Most of the tors were originally people: Bowerman out hunting with his dogs, interrupted a coven of witches who promptly turned him and the hounds into stone. Vixiana the Witch was hurled into a swamp and the grandmothers say that the grassy bristles sticking out are from her hairy chin, just feet beneath the surface.
There is barely a copse, stretch of lane, or fecund outcrop that lacks a name and a story. Three hundred and sixty five square miles of intrigue and layered myth. But even Dartmoor, seemingly so permanent, is a shape-shifter, just like the stories are. The red-ochre soils we enjoy here today are the remnants of what was once a kind of desert sand, carried by flash floods down from the highest points of the moor.

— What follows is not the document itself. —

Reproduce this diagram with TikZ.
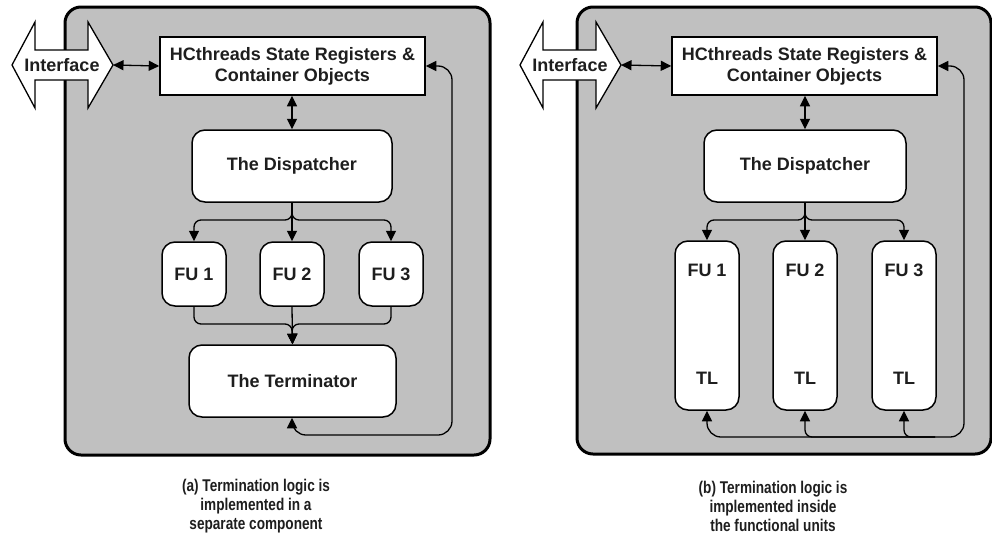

It has been cultivated, abandoned, mined, regenerated, feared, shorn bald of its tree crest. From a human eye it has been both cramped and lonely, fertile and barren. It carries a word-hoard of story, is a vascular intermingling of animal intelligence. It is its own wild consciousness, its own fluid mythology, whatever shape a particular millennium places upon it. These are just temporary bumps along the way, little snippets
of clock time pecking at its great, eternal tumps.